Number of chunks from the document: 17


The following example shows how to use LangChain to interact with Text Reranking NIM using the `NVIDIAReranking` class from the same `langchain-nvidia-ai-endpoints` package as the first example. Be sure that you have the NeMo Retriever Text Reranking NIM running before this step. `nvidia/nv-rerankqa-mistral-4b-v3` is used in the following example, update `model` accordingly if you use a different Text Reranking NIM.

In [7]:
from langchain_nvidia_ai_endpoints import NVIDIARerank

query = "What does the H in the NVIDIA H200 stand for?"

# Initialize and connect to a NeMo Retriever Text Reranking NIM running at localhost:8000
reranker = NVIDIARerank(model="nvidia/nv-rerankqa-mistral-4b-v3",
                        base_url="http://localhost:8002/v1")

reranked_chunks = reranker.compress_documents(query=query,
                                              documents=document_chunks)

The next section shows the results of using Text Reranking NIM to rerank the document chunks based on a relevance score from the query to the document.

In [8]:
for chunks in reranked_chunks:

    # Access the metadata of the document
    metadata = chunks.metadata

    # Get the page content
    page_content = chunks.page_content
    
    # Print the relevance score if it exists in the metadata, followed by page content
    if 'relevance_score' in metadata:
        print(f"Relevance Score: {metadata['relevance_score']}, Page Content: {page_content}...")
    print(f"{'-' * 100}")

Relevance Score: 16.3125, Page Content: NVIDIA H200 Tensor Core GPU | Datasheet | 1
NVIDIA H200 Tensor Core GPU
Supercharging AI and HPC workloads.
Higher Performance With Larger, Faster Memory
The NVIDIA H200 Tensor Core GPU supercharges generative AI and high-
performance computing (HPC) workloads with game-changing performance 
and memory capabilities. 
Based on the NVIDIA Hopper™ architecture, the NVIDIA H200 is the first GPU to 
offer 141 gigabytes (GB) of HBM3e memory at 4.8 terabytes per second (TB/s)—...
----------------------------------------------------------------------------------------------------
Relevance Score: 10.1953125, Page Content: NVIDIA H200 Tensor Core GPU | Datasheet | 3
AI Acceleration for Mainstream Enterprise Servers With  
H200 NVL
NVIDIA H200 NVL is ideal for lower-power, air-cooled enterprise rack designs that 
require flexible configurations, delivering acceleration for every AI and HPC workload 
regardless of size.
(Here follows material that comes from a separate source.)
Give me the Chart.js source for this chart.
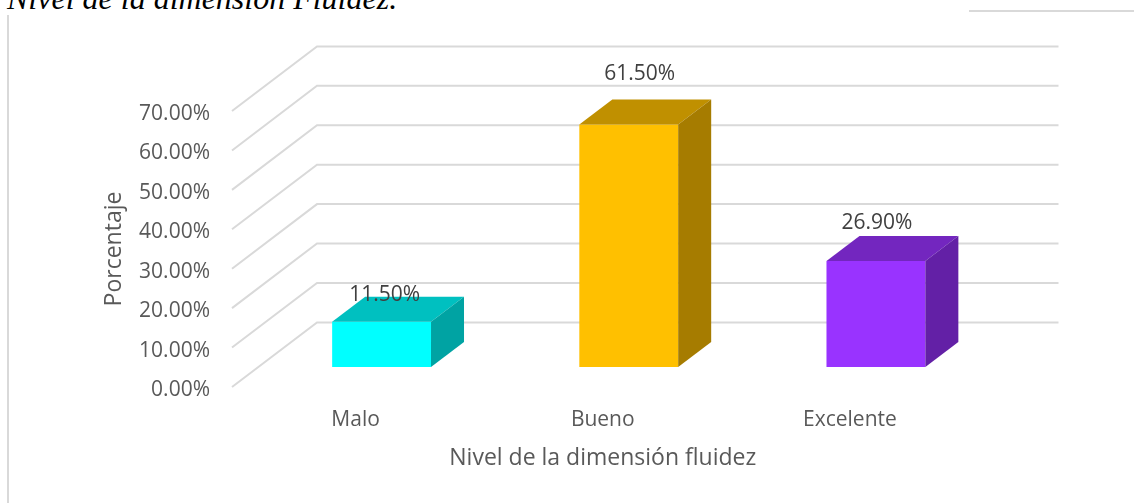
<!DOCTYPE html>
<html>
<head>
<meta charset="utf-8">
<style>
  html, body { margin: 0; padding: 0; background: #fff; overflow: hidden; }
  #wrap { position: relative; width: 1134px; height: 503px; overflow: hidden; }
  #chart { position: absolute; left: 0; top: 0; }
  #caption { position: absolute; left: 7px; top: -20px; font: italic 32px "Liberation Serif", serif; color: #000; white-space: nowrap; }
</style>
<script src="https://cdn.jsdelivr.net/npm/chart.js@4"></script>
</head>
<body>
<div id="wrap">
  <div id="caption">Nivel de la dimensión Fluidez.</div>
  <canvas id="chart" width="1134" height="503"></canvas>
</div>
<script>
const categories = ['Malo', 'Bueno', 'Excelente'];
const porcentajes = [11.5, 61.5, 26.9];
const frontColors = ['#00ffff', '#ffc000', '#9933ff'];
const topColors = ['#00c0c0', '#c09000', '#7326bf'];
const sideColors = ['#00a3a3', '#a67c00', '#6320a6'];

const fontName = '"Open Sans", sans-serif';

// depth of the 3D floor and of the bars, in pixels
const floorDepth = { x: 85, y: -64.6 };
const barShift = { x: 26, y: -20 };
const barDepth = { x: 33, y: -25 };
// the value labels were moved by hand in the original chart
const labelMoves = [{ x: 3, y: -27 }, { x: 11, y: -50 }, { x: 1, y: -38 }];

function face(ctx, color, pts) {
    ctx.fillStyle = color;
    ctx.beginPath();
    ctx.moveTo(pts[0][0], pts[0][1]);
    pts.slice(1).forEach(function (p) { ctx.lineTo(p[0], p[1]); });
    ctx.closePath();
    ctx.fill();
}

const fake3d = {
    id: 'fake3d',
    beforeDatasetsDraw: function (chart) {
        const ctx = chart.ctx;
        const area = chart.chartArea;

        // frame of the chart
        ctx.save();
        ctx.strokeStyle = '#d9d9d9';
        ctx.lineWidth = 2;
        ctx.beginPath();
        ctx.moveTo(8, 15);
        ctx.lineTo(8, 503);
        ctx.moveTo(969, 11);
        ctx.lineTo(1134, 11);
        ctx.stroke();

        // grid lines run over the floor and then along the back wall
        chart.scales.y.ticks.forEach(function (tick) {
            const y = chart.scales.y.getPixelForValue(tick.value);
            ctx.beginPath();
            ctx.moveTo(area.left, y);
            ctx.lineTo(area.left + floorDepth.x, y + floorDepth.y);
            ctx.lineTo(area.right + floorDepth.x, y + floorDepth.y);
            ctx.stroke();
        });
        ctx.restore();

        ctx.save();
        ctx.translate(barShift.x, barShift.y);
    },
    afterDatasetsDraw: function (chart) {
        const ctx = chart.ctx;
        const bars = chart.getDatasetMeta(0).data;
        const dx = barDepth.x;
        const dy = barDepth.y;

        bars.forEach(function (bar, i) {
            const left = bar.x - bar.width / 2;
            const right = bar.x + bar.width / 2;
            face(ctx, topColors[i], [[left, bar.y], [right, bar.y], [right + dx, bar.y + dy], [left + dx, bar.y + dy]]);
            face(ctx, sideColors[i], [[right, bar.y], [right + dx, bar.y + dy], [right + dx, bar.base + dy], [right, bar.base]]);
        });

        ctx.font = '21px ' + fontName;
        ctx.fillStyle = '#404040';
        ctx.textAlign = 'center';
        ctx.textBaseline = 'middle';
        bars.forEach(function (bar, i) {
            ctx.fillText(porcentajes[i].toFixed(2) + '%', bar.x + labelMoves[i].x, bar.y + labelMoves[i].y);
        });
        ctx.restore();
    }
};

new Chart(document.getElementById('chart'), {
    type: 'bar',
    data: {
        labels: categories,
        datasets: [{
            data: porcentajes,
            backgroundColor: frontColors,
            barPercentage: 0.4,
            categoryPercentage: 1
        }]
    },
    options: {
        responsive: false,
        animation: false,
        layout: { padding: { top: 111, right: 160.5, left: 0, bottom: 0 } },
        plugins: { legend: { display: false }, tooltip: { enabled: false } },
        scales: {
            x: {
                grid: { display: false },
                border: { display: false },
                ticks: { color: '#595959', padding: 12, maxRotation: 0, font: { family: fontName, size: 21 } },
                title: {
                    display: true,
                    text: 'Nivel de la dimensión fluidez',
                    color: '#595959',
                    font: { family: fontName, size: 23 },
                    padding: { top: 0, bottom: 31 }
                },
                afterFit: function (scale) { scale.height = 116; }
            },
            y: {
                min: 0,
                max: 70,
                grid: { display: false, drawTicks: false },
                border: { display: false },
                ticks: {
                    stepSize: 10,
                    color: '#595959',
                    padding: 22,
                    labelOffset: 3,
                    font: { family: fontName, size: 21 },
                    callback: function (v) { return v.toFixed(2) + '%'; }
                },
                title: {
                    display: true,
                    text: 'Porcentaje',
                    color: '#595959',
                    font: { family: fontName, size: 23 },
                    padding: { top: 101, bottom: 0 }
                },
                afterFit: function (scale) { scale.width = 232; }
            }
        }
    },
    plugins: [fake3d]
});
</script>
</body>
</html>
With up to four GPUs connected by NVI

## Use Text Reranking NIM with LCEL

One challenge with retrieval is that usually you don't know the specific queries your document storage system will face when you ingest data into the system. This means that the information most relevant to a query may be buried in a document with a lot of irrelevant text. Passing that full document through your application can lead to more expensive LLM calls and poorer responses.

[Contextual compression](https://python.langchain.com/v0.1/docs/modules/data_connection/retrievers/contextual_compression/) is a technique to improve retrieval systems by:
<ol>
    <li> Addressing the challenge of handling unknown future queries when ingesting data.</li>
    <li> Reducing irrelevant text in retrieved documents to improve LLM response quality and efficiency.</li>
    <li> Compressing individual documents and filtering out irrelevant ones based on the query context.</li>
</ol>

The Contextual Compression Retriever requires:

* A base retriever
* A document Compressor

It works by:
<ol>
    <li> Passing queries to the base retriever</li>
    <li> Sending retrieved documents through the Document Compressor</li>
    <li> Shortening the list of documents by reducing content or removing irrelevant documents entirely</li>
</ol>

The following example demonstrates how to use the Text Reranking NIM as a document compressor with LangChain.

First, initialize an embedding model to embed the query and document chunks. This example uses the Text Embedding NIM that is already deployed at the beginning of the LaunchPad lab. You can access this model using the `NVIDIAEmbeddings` class, as shown in the following example.

In [15]:
import os
from langchain_nvidia_ai_endpoints import NVIDIAEmbeddings

embedding_model = NVIDIAEmbeddings(model="nvidia/nv-embedqa-e5-v5",
                                   base_url="http://localhost:8001/v1")

Next, we'll initialize a simple vector store retriever and store the document chunks of the `NVIDIA H200 datasheet`. LangChain provides support for a [great selection of vector stores](https://python.langchain.com/docs/integrations/vectorstores/), we'll be using FAISS for this example.

In [16]:
from langchain_community.vectorstores import FAISS

retriever = FAISS.from_documents(document_chunks, embedding=embedding_model).as_retriever(search_kwargs={"k": 10})

Wrap the base retriever with a `ContextualCompressionRetriever` class, using `NVRerank` as a document compressor, as shown in the following example. As previously mentioned, `nv-rerankqa-mistral-4b-v3` is used for this step, be sure to update `model` accordingly if a different Text Reranking NIM is being used.

In [17]:
from langchain.retrievers import ContextualCompressionRetriever
from langchain_nvidia_ai_endpoints import NVIDIARerank

# Re-initialize and connect to a NeMo Retriever Text Reranking NIM running at localhost:8000
compressor = NVIDIARerank(model="nvidia/nv-rerankqa-mistral-4b-v3",
                          base_url="http://localhost:8002/v1")

compression_retriever = ContextualCompressionRetriever(
    base_compressor=compressor,
    base_retriever=retriever
)

Next, ask the LLM the same question about the "H" in NVIDIA H200 again but with the retrieval and reranking pipeline.

In [18]:
from langchain.chains import RetrievalQA

query = "What does the H in the NVIDIA H200 stand for?"

chain = RetrievalQA.from_chain_type(llm=llm, retriever=compression_retriever)
chain.invoke(query)

{'query': 'What does the H in the NVIDIA H200 stand for?',
 'result': 'I don\'t know. The text doesn\'t explicitly mention what "H" stands for.'}